I worked one summer of my misspent youth on a roofing crew. We roofed flat roofs with tar and stone.
The "kettle-man" ran the kettle. He broke up 100 pound plugs of tar with an ax and tossed them into the propane fired kettle.
It was pumped to the roof and "hot" guys carried it in buckets to the skilled guys who poured and mopped it. Gravel was added later.
I was a "hot" guy.
One morning we lost our kettle-man. He always started early...four in the morning if memory serves...because the crew had a temperature window to work with. The tar had to be hot and liquid when we showed up.
Because he started early he also punched out early and a kettle that is 1/4 comes to heat more quickly than one that is full. So a big part of his job, early in the shift is to refill the kettle, never adding so much that it dropped the temperature below the working temperature of 450F.
Unlike ice which expands when it freezes, tar shrinks. It shrinks a lot. So every plug of tar had a deep cavity in the top.
One night it rained. In the morning, the kettle-man did as he always did. At some point, when the kettle was almost full, he tossed in a piece of tar from the top of one of the plugs. It still had some water in the cavity....perhaps the recess in the top had partially "bubbled". I don't know. I never saw the kettle-man again to ask.
The water flashed to steam and sprayed the kettle-man with molten, 450 degree liquid tar which immediately congealed upon hitting his skin. The kettle-man was a big man. It was hot near the kettle. He was not wearing a shirt (but he was wearing sunglasses).
The Emergency Room physicians resorted to using a hand-cleanser, GoJo, to soften and remove the tar. A eighth-of-an-inch of slagged on tar burned equally deeply into his flesh.
Everywhere he was splashed, except for the spider webs, were third (and fourth) degree burns.

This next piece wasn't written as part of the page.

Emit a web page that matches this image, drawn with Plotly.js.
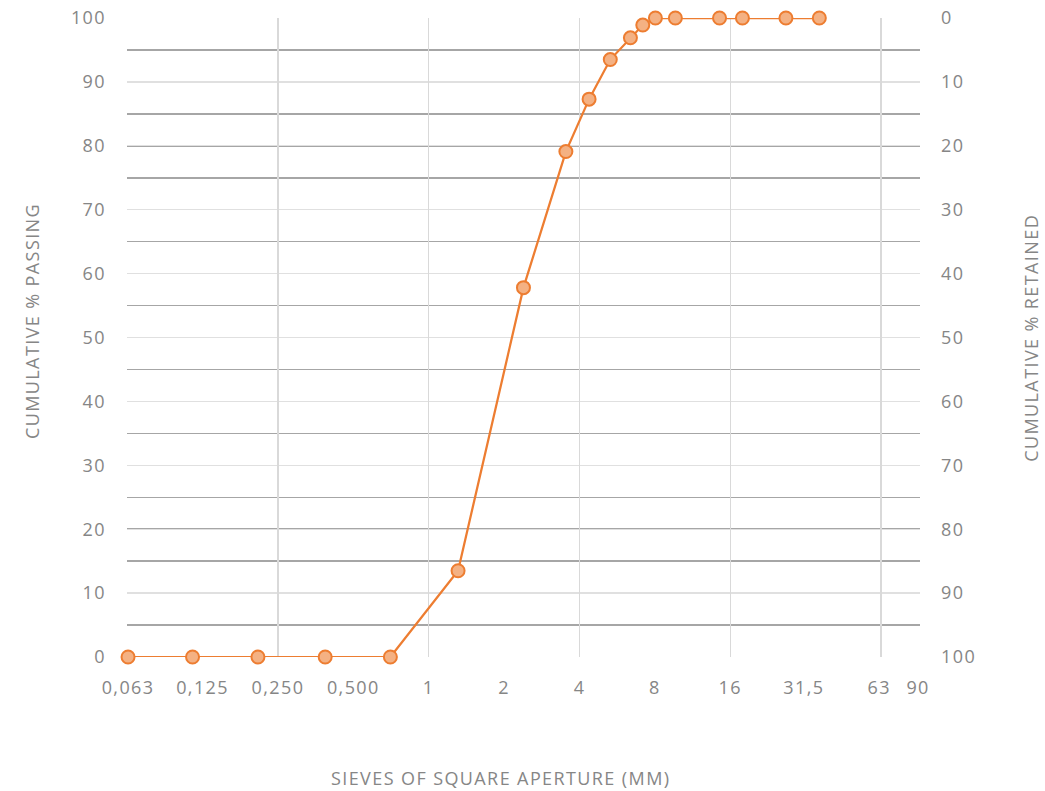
<!DOCTYPE html>
<html>
<head>
<meta charset="utf-8">
<script src="https://cdn.plot.ly/plotly-3.0.1.min.js"></script>
<style>
  html, body { margin: 0; padding: 0; background: #fff; }
  #chart { width: 1045px; height: 791px; }
  #chart svg text { letter-spacing: 1.4px; }
</style>
</head>
<body>
<div id="chart"></div>
<script>
// Sieve apertures (mm) as plotted, and cumulative % passing
const sieveSizes = [0.063, 0.114, 0.208, 0.386, 0.703, 1.31, 2.39, 3.53, 4.37, 5.31, 6.39, 7.16, 8.04, 9.66, 14.5, 17.9, 26.7, 36.3];
const passing    = [0, 0, 0, 0, 0, 13.5, 57.8, 79.1, 87.3, 93.5, 96.9, 98.9, 100, 100, 100, 100, 100, 100];
const retained   = passing.map(p => 100 - p);

// Axis tick labels
const xTickVals  = [0.063, 0.125, 0.25, 0.5, 1, 2, 4, 8, 16, 31.5, 63, 90];
const xTickText  = ["0,063", "0,125", "0,250", "0,500", "1", "2", "4", "8", "16", "31,5", "63", "90"];
const xGridVals  = [0.0625, 0.25, 1, 4, 16, 64];
const yTickVals  = [0, 10, 20, 30, 40, 50, 60, 70, 80, 90, 100];

const textColor = "#868686";
const fontFam = "'Open Sans', sans-serif";
const xRange = [Math.log10(0.0624), Math.log10(91.6)];

const traces = [
  {
    x: sieveSizes, y: passing,
    xaxis: "x", yaxis: "y",
    type: "scatter", mode: "lines+markers",
    line: { color: "#ED7D31", width: 2.25 },
    marker: { size: 13, color: "#F4B183", line: { color: "#ED7D31", width: 2 } },
    hoverinfo: "x+y", showlegend: false, cliponaxis: false
  },
  {
    x: sieveSizes, y: retained,
    xaxis: "x2", yaxis: "y2",
    type: "scatter", mode: "lines",
    line: { color: "rgba(0,0,0,0)", width: 0 },
    hoverinfo: "skip", showlegend: false
  }
];

const layout = {
  width: 1045, height: 791,
  margin: { l: 127, r: 125, t: 18, b: 134 },
  paper_bgcolor: "#ffffff", plot_bgcolor: "#ffffff",
  font: { family: fontFam, size: 18, color: textColor },
  showlegend: false,
  xaxis: {
    type: "log", range: xRange,
    tickmode: "array", tickvals: xTickVals, ticktext: xTickText,
    showgrid: false, zeroline: false, showline: false, ticks: "",
    ticklabelstandoff: 18,
    tickfont: { family: fontFam, size: 18, color: textColor }
  },
  xaxis2: {
    type: "log", range: xRange, overlaying: "x", side: "bottom",
    tickmode: "array", tickvals: xGridVals,
    showticklabels: false, showgrid: true, gridcolor: "#d9d9d9", gridwidth: 1.3,
    zeroline: false, showline: false, ticks: ""
  },
  yaxis: {
    range: [0, 100], tickmode: "array", tickvals: yTickVals,
    showgrid: true, gridcolor: "#e0e0e0", gridwidth: 1.3,
    minor: { dtick: 5, tick0: 0, showgrid: true, gridcolor: "#a6a6a6", gridwidth: 1.5, ticks: "" },
    zeroline: false, showline: false, ticks: "",
    ticklabelstandoff: 20,
    tickfont: { family: fontFam, size: 18, color: textColor }
  },
  yaxis2: {
    range: [100, 0], overlaying: "y", side: "right",
    tickmode: "array", tickvals: yTickVals,
    showgrid: false, zeroline: false, showline: false, ticks: "",
    ticklabelstandoff: 20,
    tickfont: { family: fontFam, size: 18, color: textColor }
  },
  annotations: [
    { text: "SIEVES OF SQUARE APERTURE (MM)", xref: "paper", yref: "paper",
      x: 0.4704, y: -0.189, xanchor: "center", yanchor: "middle", showarrow: false,
      font: { family: fontFam, size: 18, color: textColor } },
    { text: "CUMULATIVE % PASSING", xref: "paper", yref: "paper", textangle: -90,
      x: -0.1204, y: 0.525, xanchor: "center", yanchor: "middle", showarrow: false,
      font: { family: fontFam, size: 18, color: textColor } },
    { text: "CUMULATIVE % RETAINED", xref: "paper", yref: "paper", textangle: -90,
      x: 1.1395, y: 0.5, xanchor: "center", yanchor: "middle", showarrow: false,
      font: { family: fontFam, size: 18, color: textColor } }
  ]
};

Plotly.newPlot("chart", traces, layout, { displayModeBar: false, staticPlot: true });
</script>
</body>
</html>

- First-degree burns damage the outer layer (epidermis) of the skin. These burns usually heal on their own within a week. A common example is a sunburn.
- Second-degree burns damage not only the outer layer but also the layer beneath it (dermis). These burns might need a skin graft—natural or artificial skin to cover and protect the body while it heals—and they may leave a scar.
- Third-degree burns damage or completely destroy both layers of skin including hair follicles and sweat glands and damage underlying tissues. These burns always require skin grafts.
- Fourth degree burns extend into fat, fifth degree burns into muscle, and sixth degree burns to bone. Source
Modern medicine is a miracle. It can save nearly every person who has less than 40% of their skin covered with third degree burns. The first hospital stay is long, 20-to-40 days. The treatment is excruciating as the patient is put into a whirlpool for "debridement". Debridement is when the dead and infected flesh is removed by the water and mechanical scouring.
In the absence of modern antibiotics, sterile whirlpools and an economy rich enough to subsidize putting a person into intensive care for a month....burn patients with 40% of their body surface covered with 3rd degree burns are going to die a very, very painful and protracted death. Many will opt for suicide.
The lucky ones are the ones who die quickly. They will be unable to replace fluids or their electrolytes will get out-of-balance and they will tag-out with a heart attack. They will die within days. Still excruciating pain, but only days of it.
The unlucky ones will linger for weeks, and then die.
Back-in-the-day, to be tarred-and-feathered was not a joke and almost inevitably fatal.
If you survived (unlikely), you would have horrible scars and everybody would know, "You were the guy..."
Not a joke
Today, the term "tar-and-feather' is something of a joke, a meme or shorthand for taking action against somebody who you disapprove of.
It is not a joke. It is a death sentence.
And it is telling that at various times in our country's history people felt it was not just justified, but required.